** Begin SOURCE EXCERPT **

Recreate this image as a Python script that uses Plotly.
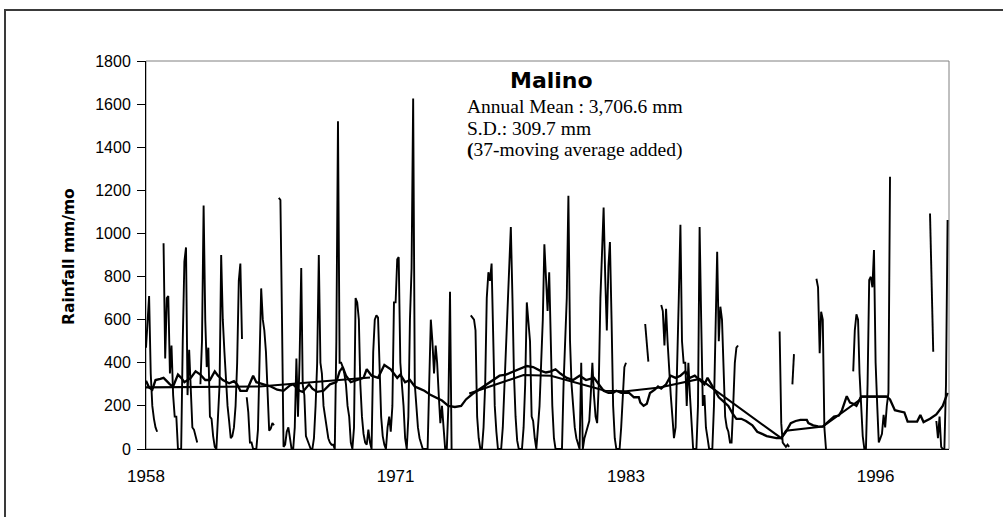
import plotly.graph_objects as go
import pandas as pd

N = None
# Monthly rainfall at Malino (mm/month), one row per year (Jan..Dec), starting Jan 1958
rain = [
    470, 620, 710, 350, 200, 140, 100, 80, N, N, N, 955,        # 1958
    420, 700, 710, 350, 480, 250, 150, 150, 0, 0, 0, 500,       # 1959
    870, 935, 250, 460, 250, 100, 90, 60, 30, N, 300, 500,      # 1960
    1130, 600, 380, 470, 150, 140, 60, 10, 0, 150, 300, 900,    # 1961
    600, 450, 300, 200, 130, 50, 60, 100, 200, 400, 780, 860,   # 1962
    510, N, N, 240, 170, 30, 30, 0, 0, 0, 90, 400,              # 1963
    745, 600, 550, 450, 300, 85, 95, 120, 110, N, N, 1165,      # 1964
    1155, 580, 10, 20, 80, 100, 60, 0, 0, 100, 420, 150,        # 1965
    420, 840, 300, 250, 60, 40, 20, 0, 0, 50, 200, 400,         # 1966
    900, 400, 350, 200, 150, 90, 50, 30, 20, 20, 0, 500,        # 1967
    1520, 400, 400, 380, 350, 300, 200, 150, 30, 0, 100, 700,   # 1968
    680, 600, 300, 150, 70, 30, 20, 90, 30, 0, 450, 600,        # 1969
    620, 610, 400, 150, 60, 20, 0, 100, 150, 80, 200, 680,      # 1970
    680, 880, 890, 400, 300, 200, 50, 0, 150, 600, 840, 1626,   # 1971
    300, 200, 100, 50, 20, 0, 0, 0, 0, 300, 600, 500,           # 1972
    350, 480, 400, 250, 120, 200, 90, 0, 0, 200, 730, 0,        # 1973
    N, N, N, N, N, N, N, N, N, N, N, 620,                       # 1974
    610, 600, 550, 150, 50, 0, 0, 100, 300, 700, 820, 780,      # 1975
    860, 500, 200, 80, 0, 0, 0, 100, 300, 500, 700, 850,        # 1976
    1030, 700, 350, 150, 40, 0, 0, 0, 100, 300, 680, 600,       # 1977
    500, 150, 130, 50, 0, 100, 200, 400, 600, 950, 800, 640,    # 1978
    820, 400, 200, 50, 0, 0, 0, 0, 0, 300, 500, 700,            # 1979
    1175, 500, 300, 200, 100, 50, 20, 0, 400, 0, 50, 80,        # 1980
    100, 130, 250, 400, 250, 150, 120, 300, 700, 900, 1120, 800,  # 1981
    550, 850, 960, 600, 200, 50, 0, 0, 0, 100, 250, 380,        # 1982
    400, N, N, N, N, N, N, N, N, N, N, N,                       # 1983
    580, 470, 405, N, N, N, N, N, N, N, 668, 640,               # 1984
    480, 650, 500, 350, 250, 150, 50, 100, 480, 700, 1040, 500, # 1985
    400, 400, 200, 400, 250, 100, 0, 0, 0, 200, 1030, 600,      # 1986
    200, 250, 100, 50, 0, 0, 0, 200, 500, 915, 500, 660,        # 1987
    600, 300, 150, 100, 80, 30, 30, 200, 400, 470, 480, N,      # 1988
    N, N, N, N, N, N, N, N, N, N, N, N,                         # 1989
    N, N, N, N, N, N, N, N, N, N, N, N,                         # 1990
    545, 120, 30, 20, 10, 20, 10, N, 300, 440, N, N,            # 1991
    N, N, N, N, N, N, N, N, N, N, N, 790,                       # 1992
    750, 444, 637, 600, 100, 0, N, N, N, N, N, N,               # 1993
    N, N, N, N, N, N, N, N, N, N, 360, 550,                     # 1994
    625, 600, 350, 200, 60, 0, 0, 300, 784, 799, 750, 923,      # 1995
    400, 200, 30, 50, 70, 158, 100, 200, 260, 1263, N, N,       # 1996
    N, N, N, N, N, N, N, N, N, N, N, N,                         # 1997
    N, N, N, N, N, N, N, N, N, N, 1093, 770,                    # 1998
    451, N, 130, 50, 150, 10, 0, 0, 300, 1062,                  # 1999
]

# 37-month moving average (month index from Jan 1958, value)
ma_month = [0, 2, 4, 6, 9, 11, 13, 15, 17, 20, 22, 24, 28, 31, 34, 37, 40, 43, 45, 48,
            52, 55, 57, 59, 63, 67, 69, 73, 78, 82, 86, 90, 92, 96, 98, 102, 104, 107, 111, 115,
            119, 121, 123, 125, 128, 132, 136, 138, 141, 145, 149, 153, 157, 159, 162, 165, 168, 171, 174, 178,
            182, 185, 189, 193, 197, 200, 204, 207, 211, 215, 219, 221, 225, 230, 234, 238, 242, 246, 250, 253,
            256, 259, 263, 267, 271, 275, 280, 283, 286, 289, 292, 294, 297, 302, 305, 308, 309, 311, 313, 315,
            318, 320, 322, 325, 328, 331, 334, 337, 340, 343, 346, 349, 351, 355, 358, 361, 364, 367, 369, 372,
            375, 379, 382, 385, 388, 391, 394, 397, 400, 403, 406, 409, 413, 414, 417, 420, 423, 427, 430, 433,
            435, 438, 440, 442, 444, 447, 463, 465, 468, 471, 474, 476, 482, 484, 486, 490, 494, 498, 501]
ma_value = [317, 285, 275, 320, 325, 330, 315, 300, 290, 345, 330, 310, 330, 360, 345, 320, 320, 360, 340, 320,
            305, 315, 300, 270, 270, 340, 310, 300, 290, 275, 270, 295, 300, 270, 265, 300, 280, 265, 270, 300,
            310, 360, 380, 340, 310, 320, 330, 370, 340, 330, 390, 370, 330, 345, 310, 320, 290, 280, 270, 250,
            235, 225, 200, 195, 200, 230, 255, 270, 290, 310, 330, 340, 345, 360, 370, 385, 380, 365, 355, 360,
            370, 350, 330, 320, 340, 320, 330, 300, 270, 260, 260, 270, 260, 260, 240, 240, 215, 200, 210, 260,
            275, 290, 280, 300, 340, 330, 340, 360, 330, 340, 320, 300, 330, 280, 240, 220, 200, 160, 140, 140,
            130, 110, 80, 70, 60, 55, 50, 50, 80, 120, 130, 135, 135, 120, 110, 105, 104, 130, 150, 155,
            180, 245, 215, 210, 200, 243, 243, 230, 180, 175, 170, 127, 127, 158, 125, 140, 160, 200, 260]

# Long-term smoothed line (month index, value); None marks a break
trend_month = [0, 71, 140, None, 202, 236, 253, 287, 300, 321, 346, 397, 400, 423, 446, 447, 463]
trend_value = [286, 290, 332, None, 258, 343, 340, 270, 268, 285, 325, 50, 85, 104, 227, 243, 243]

tick_years = ["1958", "1971", "1983", "1996"]
y_ticks = [0, 200, 400, 600, 800, 1000, 1200, 1400, 1600, 1800]

title_text = "Malino"
info_lines = ["Annual Mean : 3,706.6 mm", "S.D.: 309.7 mm", "<b>(</b>37-moving average added)"]
y_title = "Rainfall mm/mo"

months = pd.date_range("1958-01-01", periods=len(rain), freq="MS")
ma_x = [months[m] for m in ma_month]
trend_x = [months[m] if m is not None else None for m in trend_month]
tick_vals = [pd.Timestamp(f"{y}-01-01") for y in tick_years]

W, H = 1003, 517
L, R, T, B = 146, 54, 61, 68
PW, PH = W - L - R, H - T - B


def px(x):
    return (x - L) / PW


def py(y):
    return (H - B - y) / PH


fig = go.Figure()
fig.add_trace(go.Scatter(x=months, y=rain, mode="lines", connectgaps=False,
                         line=dict(color="black", width=1.9), hoverinfo="skip"))
fig.add_trace(go.Scatter(x=ma_x, y=ma_value, mode="lines",
                         line=dict(color="black", width=2.3), hoverinfo="skip"))
fig.add_trace(go.Scatter(x=trend_x, y=trend_value, mode="lines", connectgaps=False,
                         line=dict(color="black", width=2.1), hoverinfo="skip"))

fig.update_layout(
    width=W, height=H,
    margin=dict(l=L, r=R, t=T, b=B, pad=0),
    paper_bgcolor="white", plot_bgcolor="white",
    showlegend=False,
    font=dict(family="Liberation Sans, Arial, sans-serif", color="black"),
    xaxis=dict(
        type="date",
        range=[months[0], pd.Timestamp("1999-10-28")],
        tickvals=tick_vals, ticktext=tick_years,
        ticks="", showgrid=False, zeroline=False,
        showline=True, linecolor="black", linewidth=1,
        tickfont=dict(size=17, family="Liberation Sans, Arial"),
        ticklabelstandoff=12,
    ),
    yaxis=dict(
        range=[0, 1800],
        tickvals=y_ticks,
        ticks="outside", ticklen=8, tickcolor="black", tickwidth=1,
        showgrid=False, zeroline=False,
        showline=True, linecolor="black", linewidth=1,
        tickfont=dict(size=16, family="Liberation Sans, Arial"),
        ticklabelstandoff=3,
    ),
    shapes=[
        dict(type="rect", xref="paper", yref="paper", x0=0, y0=0, x1=1, y1=1,
             line=dict(color="#808080", width=1), layer="below"),
        dict(type="rect", xref="paper", yref="paper",
             x0=px(5), y0=py(530), x1=px(1015), y1=py(10),
             line=dict(color="#3a3a3a", width=2), layer="below"),
    ],
    annotations=[
        dict(text=f"<b>{title_text}</b>", xref="paper", yref="paper",
             x=px(551.5), y=py(80.5), xanchor="center", yanchor="middle", showarrow=False,
             font=dict(family="DejaVu Sans", size=22, color="black")),
        dict(text=info_lines[0], xref="paper", yref="paper", x=px(465), y=py(106.5),
             xanchor="left", yanchor="middle", showarrow=False,
             font=dict(family="Liberation Serif, Times New Roman", size=19.5, color="black")),
        dict(text=info_lines[1], xref="paper", yref="paper", x=px(465), y=py(128),
             xanchor="left", yanchor="middle", showarrow=False,
             font=dict(family="Liberation Serif, Times New Roman", size=19.5, color="black")),
        dict(text=info_lines[2], xref="paper", yref="paper", x=px(465), y=py(149.5),
             xanchor="left", yanchor="middle", showarrow=False,
             font=dict(family="Liberation Serif, Times New Roman", size=19.5, color="black")),
        dict(text=f"<b>{y_title}</b>", xref="paper", yref="paper", x=px(69), y=py(257),
             xanchor="center", yanchor="middle", textangle=-90, showarrow=False,
             font=dict(family="DejaVu Sans", size=15.5, color="black")),
    ],
)

fig.write_html("out.html", config={"displayModeBar": False},
               post_script="document.body.style.margin='0';document.body.style.overflow='hidden';")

** End SOURCE EXCERPT **

= TASK PROMPT =
Reproduce the material above exactly, first line through the line that contains "import pandas as pd", minus the pictures.

= WRITTEN SOLUTION =
Recreate this image as a Python script that uses Plotly.
import plotly.graph_objects as go
import pandas as pd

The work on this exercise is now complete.